Start of SUPPLIED MATERIAL

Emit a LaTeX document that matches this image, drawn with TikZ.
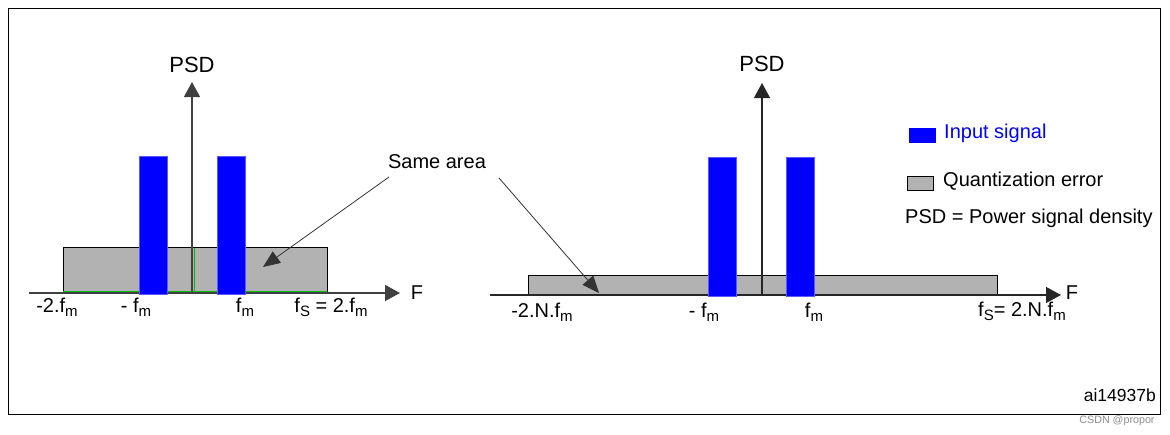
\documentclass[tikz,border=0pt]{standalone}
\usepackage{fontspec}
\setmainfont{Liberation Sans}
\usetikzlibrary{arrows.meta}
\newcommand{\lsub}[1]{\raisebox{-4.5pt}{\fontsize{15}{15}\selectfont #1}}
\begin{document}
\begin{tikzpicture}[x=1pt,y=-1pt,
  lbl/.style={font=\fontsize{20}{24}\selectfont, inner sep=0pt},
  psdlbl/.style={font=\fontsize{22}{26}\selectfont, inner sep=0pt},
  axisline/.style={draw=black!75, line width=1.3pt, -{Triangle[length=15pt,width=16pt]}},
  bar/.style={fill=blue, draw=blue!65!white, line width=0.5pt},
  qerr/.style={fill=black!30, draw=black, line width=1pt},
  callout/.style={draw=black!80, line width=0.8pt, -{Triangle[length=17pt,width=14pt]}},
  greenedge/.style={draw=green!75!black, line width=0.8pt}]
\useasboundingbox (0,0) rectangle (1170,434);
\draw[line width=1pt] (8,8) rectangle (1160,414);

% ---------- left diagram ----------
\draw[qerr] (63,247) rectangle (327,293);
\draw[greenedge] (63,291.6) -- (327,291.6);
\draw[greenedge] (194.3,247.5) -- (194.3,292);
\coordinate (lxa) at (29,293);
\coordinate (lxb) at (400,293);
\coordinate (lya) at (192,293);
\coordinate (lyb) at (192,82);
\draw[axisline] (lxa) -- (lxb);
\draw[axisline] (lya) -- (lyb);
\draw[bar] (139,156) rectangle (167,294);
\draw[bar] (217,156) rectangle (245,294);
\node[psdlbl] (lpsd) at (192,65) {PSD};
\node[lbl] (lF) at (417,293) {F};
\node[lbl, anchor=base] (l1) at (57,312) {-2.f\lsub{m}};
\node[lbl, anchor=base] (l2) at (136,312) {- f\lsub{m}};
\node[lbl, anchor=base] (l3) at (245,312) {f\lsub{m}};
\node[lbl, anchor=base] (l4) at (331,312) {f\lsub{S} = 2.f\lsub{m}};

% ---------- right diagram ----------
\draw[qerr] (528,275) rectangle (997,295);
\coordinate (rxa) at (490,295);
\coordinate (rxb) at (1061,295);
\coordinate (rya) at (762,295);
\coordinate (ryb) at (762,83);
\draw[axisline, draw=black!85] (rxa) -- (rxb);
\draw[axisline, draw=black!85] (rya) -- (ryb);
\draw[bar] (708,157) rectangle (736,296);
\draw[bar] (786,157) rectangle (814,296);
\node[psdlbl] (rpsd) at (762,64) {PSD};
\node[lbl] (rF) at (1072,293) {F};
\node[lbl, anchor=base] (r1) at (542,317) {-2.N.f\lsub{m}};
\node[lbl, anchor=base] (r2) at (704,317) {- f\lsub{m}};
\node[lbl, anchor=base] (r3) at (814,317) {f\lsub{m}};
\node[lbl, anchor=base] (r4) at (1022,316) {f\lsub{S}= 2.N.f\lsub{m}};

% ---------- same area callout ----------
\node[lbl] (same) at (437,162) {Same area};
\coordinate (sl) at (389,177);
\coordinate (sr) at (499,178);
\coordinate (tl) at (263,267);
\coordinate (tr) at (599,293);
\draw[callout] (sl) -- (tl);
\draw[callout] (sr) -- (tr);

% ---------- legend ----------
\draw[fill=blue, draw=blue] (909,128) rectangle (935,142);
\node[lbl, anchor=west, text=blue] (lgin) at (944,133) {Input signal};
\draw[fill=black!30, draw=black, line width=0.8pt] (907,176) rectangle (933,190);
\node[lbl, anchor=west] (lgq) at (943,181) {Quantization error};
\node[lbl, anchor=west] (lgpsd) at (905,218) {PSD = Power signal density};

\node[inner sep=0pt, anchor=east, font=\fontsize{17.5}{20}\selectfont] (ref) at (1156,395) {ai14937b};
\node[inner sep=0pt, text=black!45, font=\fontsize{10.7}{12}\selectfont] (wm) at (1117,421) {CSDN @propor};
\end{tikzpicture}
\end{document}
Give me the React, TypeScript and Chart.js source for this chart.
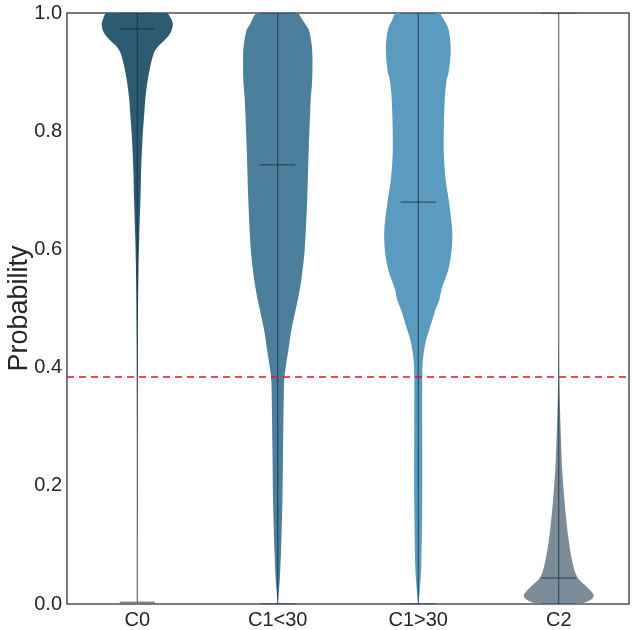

End of SUPPLIED MATERIAL

■ EXERCISE GOAL ■
Repeat the material exactly as it reads, without any of its pictures.

■ RESULT FOR THIS TASK ■
Emit a LaTeX document that matches this image, drawn with TikZ.
\documentclass[tikz,border=0pt]{standalone}
\usepackage{fontspec}
\setmainfont{Liberation Sans}
\usetikzlibrary{arrows.meta}
\newcommand{\lsub}[1]{\raisebox{-4.5pt}{\fontsize{15}{15}\selectfont #1}}
\begin{document}
\begin{tikzpicture}[x=1pt,y=-1pt,
  lbl/.style={font=\fontsize{20}{24}\selectfont, inner sep=0pt},
  psdlbl/.style={font=\fontsize{22}{26}\selectfont, inner sep=0pt},
  axisline/.style={draw=black!75, line width=1.3pt, -{Triangle[length=15pt,width=16pt]}},
  bar/.style={fill=blue, draw=blue!65!white, line width=0.5pt},
  qerr/.style={fill=black!30, draw=black, line width=1pt},
  callout/.style={draw=black!80, line width=0.8pt, -{Triangle[length=17pt,width=14pt]}},
  greenedge/.style={draw=green!75!black, line width=0.8pt}]
\useasboundingbox (0,0) rectangle (1170,434);
\draw[line width=1pt] (8,8) rectangle (1160,414);

% ---------- left diagram ----------
\draw[qerr] (63,247) rectangle (327,293);
\draw[greenedge] (63,291.6) -- (327,291.6);
\draw[greenedge] (194.3,247.5) -- (194.3,292);
\coordinate (lxa) at (29,293);
\coordinate (lxb) at (400,293);
\coordinate (lya) at (192,293);
\coordinate (lyb) at (192,82);
\draw[axisline] (lxa) -- (lxb);
\draw[axisline] (lya) -- (lyb);
\draw[bar] (139,156) rectangle (167,294);
\draw[bar] (217,156) rectangle (245,294);
\node[psdlbl] (lpsd) at (192,65) {PSD};
\node[lbl] (lF) at (417,293) {F};
\node[lbl, anchor=base] (l1) at (57,312) {-2.f\lsub{m}};
\node[lbl, anchor=base] (l2) at (136,312) {- f\lsub{m}};
\node[lbl, anchor=base] (l3) at (245,312) {f\lsub{m}};
\node[lbl, anchor=base] (l4) at (331,312) {f\lsub{S} = 2.f\lsub{m}};

% ---------- right diagram ----------
\draw[qerr] (528,275) rectangle (997,295);
\coordinate (rxa) at (490,295);
\coordinate (rxb) at (1061,295);
\coordinate (rya) at (762,295);
\coordinate (ryb) at (762,83);
\draw[axisline, draw=black!85] (rxa) -- (rxb);
\draw[axisline, draw=black!85] (rya) -- (ryb);
\draw[bar] (708,157) rectangle (736,296);
\draw[bar] (786,157) rectangle (814,296);
\node[psdlbl] (rpsd) at (762,64) {PSD};
\node[lbl] (rF) at (1072,293) {F};
\node[lbl, anchor=base] (r1) at (542,317) {-2.N.f\lsub{m}};
\node[lbl, anchor=base] (r2) at (704,317) {- f\lsub{m}};
\node[lbl, anchor=base] (r3) at (814,317) {f\lsub{m}};
\node[lbl, anchor=base] (r4) at (1022,316) {f\lsub{S}= 2.N.f\lsub{m}};

% ---------- same area callout ----------
\node[lbl] (same) at (437,162) {Same area};
\coordinate (sl) at (389,177);
\coordinate (sr) at (499,178);
\coordinate (tl) at (263,267);
\coordinate (tr) at (599,293);
\draw[callout] (sl) -- (tl);
\draw[callout] (sr) -- (tr);

% ---------- legend ----------
\draw[fill=blue, draw=blue] (909,128) rectangle (935,142);
\node[lbl, anchor=west, text=blue] (lgin) at (944,133) {Input signal};
\draw[fill=black!30, draw=black, line width=0.8pt] (907,176) rectangle (933,190);
\node[lbl, anchor=west] (lgq) at (943,181) {Quantization error};
\node[lbl, anchor=west] (lgpsd) at (905,218) {PSD = Power signal density};

\node[inner sep=0pt, anchor=east, font=\fontsize{17.5}{20}\selectfont] (ref) at (1156,395) {ai14937b};
\node[inner sep=0pt, text=black!45, font=\fontsize{10.7}{12}\selectfont] (wm) at (1117,421) {CSDN @propor};
\end{tikzpicture}
\end{document}
Give me the React, TypeScript and Chart.js source for this chart.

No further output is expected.